Larger Than Six: Diluted Interaction

  • In a group of ten or more, each child's speaking time drops below the threshold needed for meaningful practice. In a 45-minute lesson, ten students means approximately 4.5 minutes of speaking time per child — insufficient for developing fluency.
  • The teacher's ability to provide individualised feedback diminishes. Errors go uncorrected; strengths go unrecognised.
  • Classroom management demands increase, reducing the proportion of time devoted to actual learning.
  • Quieter students can disengage entirely, hidden behind more vocal classmates.

Six: The Sweet Spot

With six students in a 45-minute lesson, each child receives approximately 7–8 minutes of individual speaking time — enough for meaningful practice while still allowing for rich group interaction. The teacher can track each child's progress, provide personalised corrections, and ensure no one is left behind. The group is diverse enough to generate varied input but intimate enough for every voice to be heard.

The Social Facilitation Effect

In 1898, psychologist Norman Triplett observed that cyclists performed better when racing against others than when cycling alone. This social facilitation effect has been replicated across hundreds of studies and domains, including education. When children learn in the presence of peers, they are naturally motivated to perform — not out of competition, but out of the innate human desire to participate in social activity.

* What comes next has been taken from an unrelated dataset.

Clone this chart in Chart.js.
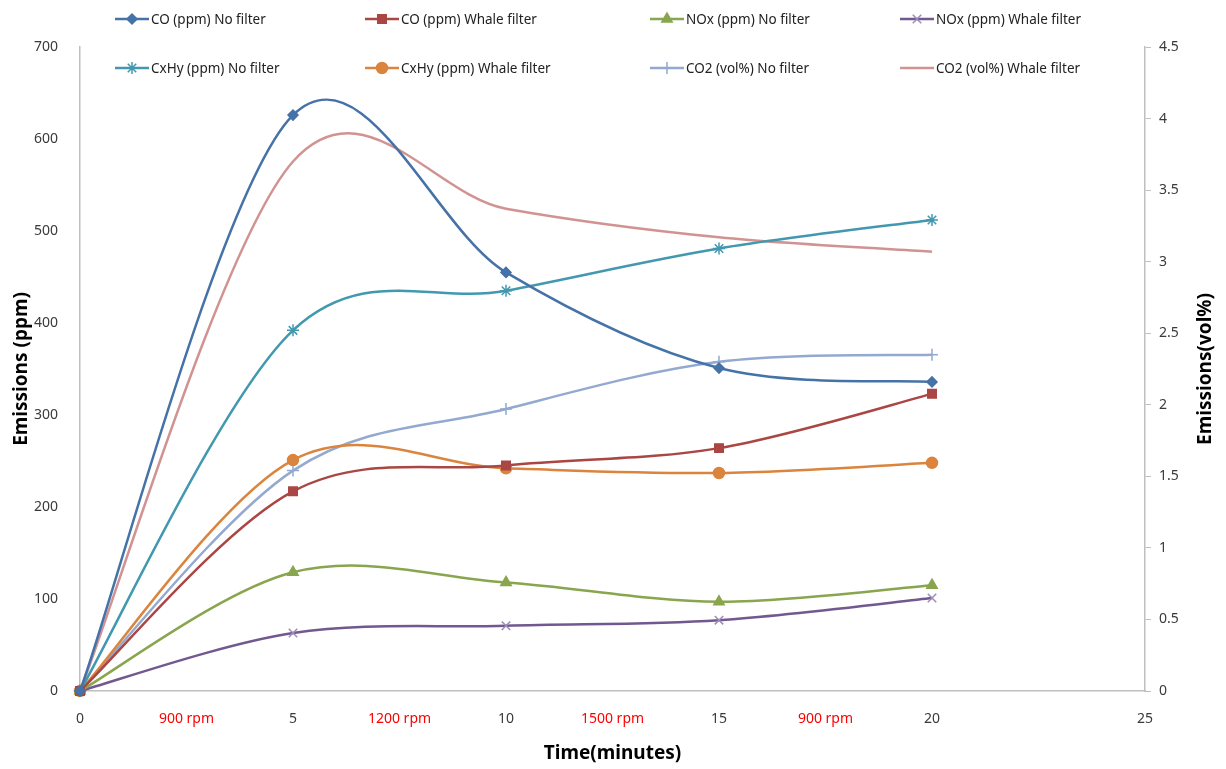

For language learning specifically, social facilitation means:

  • Children try harder to express themselves clearly when they have a real audience.
  • The stakes of communication are authentic — if you do not make yourself understood, the group activity stalls.
  • Laughter, shared references, and inside jokes create emotional bonds that make the learning experience enjoyable and memorable.
  • Peer models provide aspirational targets — "She used that phrase so naturally; I want to be able to do that."

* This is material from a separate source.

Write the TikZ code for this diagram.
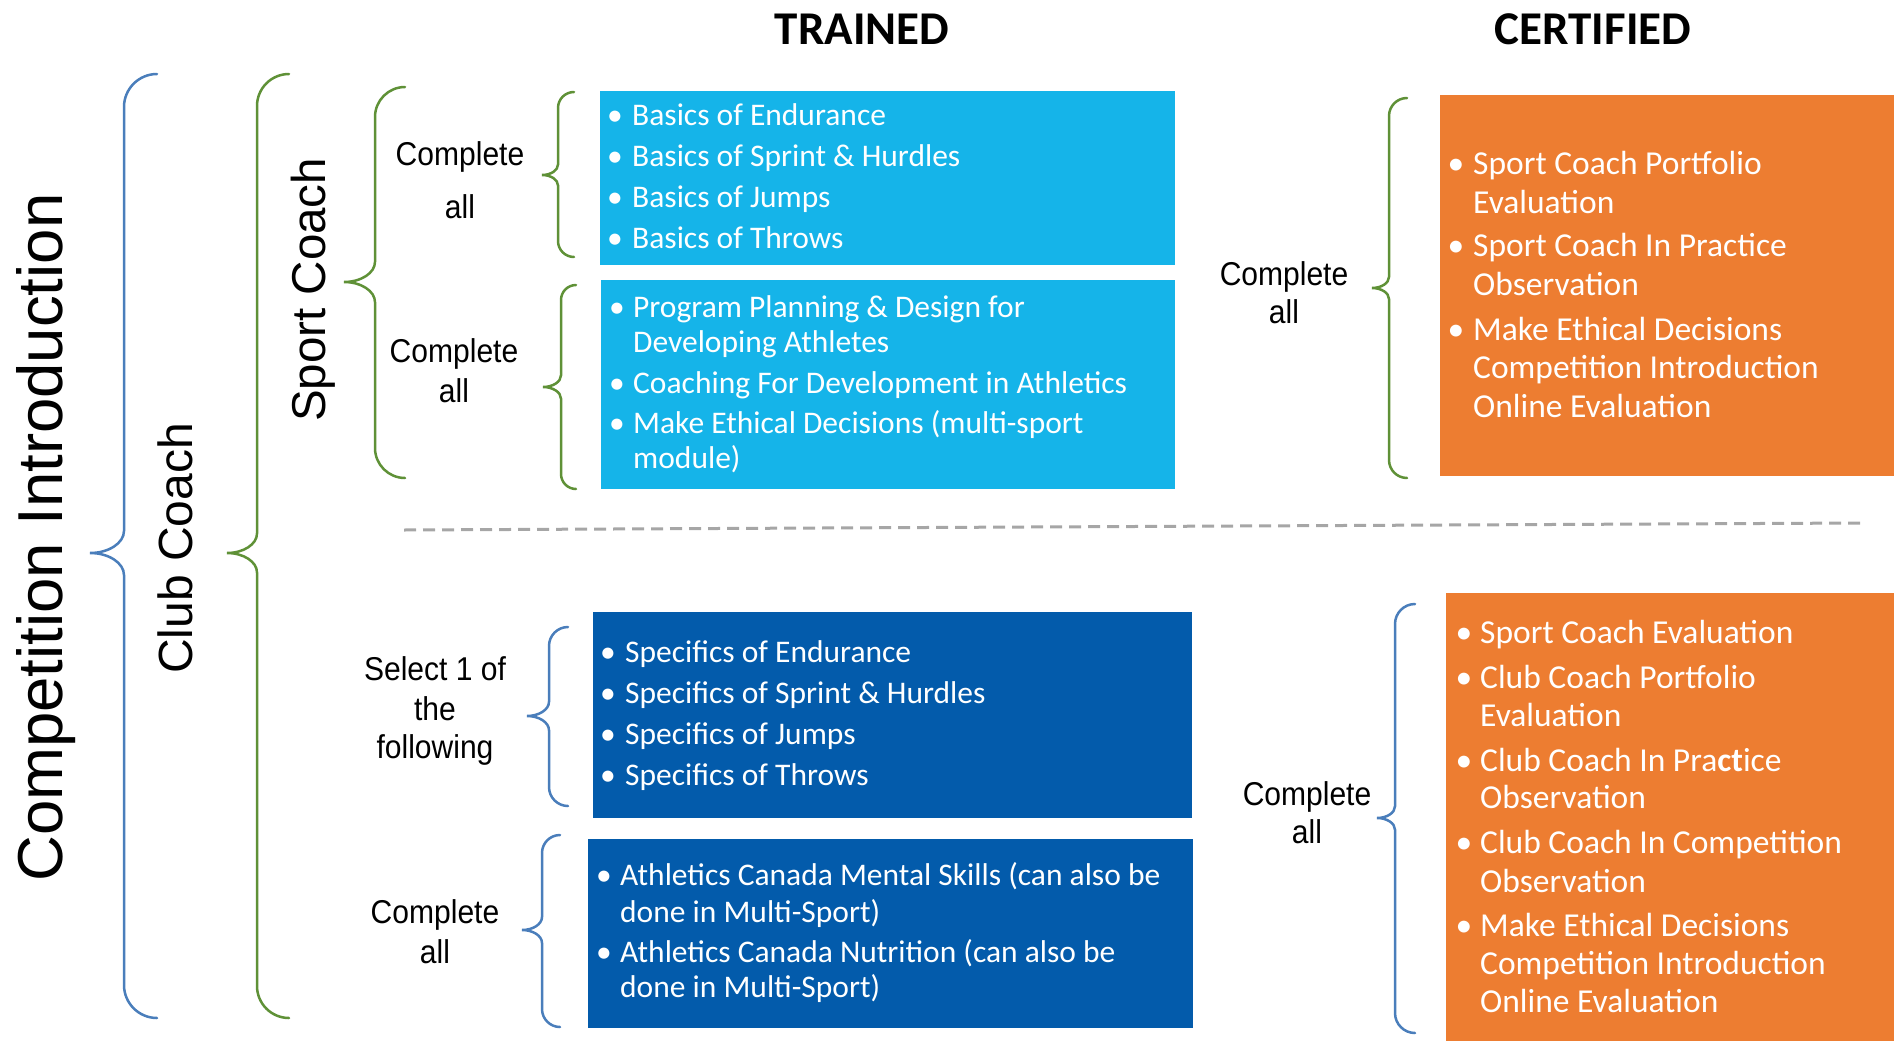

Cooperative Learning: More Than Just "Working Together"

Cooperative learning, as defined by researchers Johnson, Johnson, and Stahl, is not merely placing students in groups. It requires five essential elements: positive interdependence, individual accountability, promotive interaction, social skills, and group processing. When these elements are present — as they are in a well-structured Fleydo lesson — the learning outcomes consistently exceed those of individualistic or competitive structures.

A meta-analysis by Roseth, Johnson, and Johnson (2008) found that cooperative learning produced higher achievement than competitive learning (effect size 0.54) or individualistic learning (effect size 0.51). For language learning, where the ultimate goal is communication, cooperative structures are not just beneficial — they are essential.

How Fleydo Structures Group Dynamics

Fleydo does not simply place six children in a virtual room and hope for the best. The group dynamic is actively managed:

  • Homogeneous grouping by CEFR level: Students are placed with peers at a similar level, ensuring the ZPD is accessible for everyone.
  • Rotating interaction patterns: Pair work, small group tasks, whole-class discussion, and individual reflection are balanced across each lesson.
  • Teacher as facilitator: Rather than lecturing, the teacher orchestrates interaction, prompts quieter students, extends stronger students' contributions, and provides real-time feedback.
  • Consistent group composition: Working with the same classmates over weeks and months builds the trust needed for genuine communicative risk-taking.

The Confidence Connection

Ultimately, the goal of small group learning is not just linguistic — it is psychological. A child who practises speaking English in a supportive, familiar group of six classmates develops something no amount of individual study can provide: the confidence to use English in the real world. They learn that making mistakes is normal, that communication is about making yourself understood rather than being perfect, and that their voice matters.

This confidence is the foundation upon which all future English use is built — whether in school presentations, job interviews, university lectures, or international travel.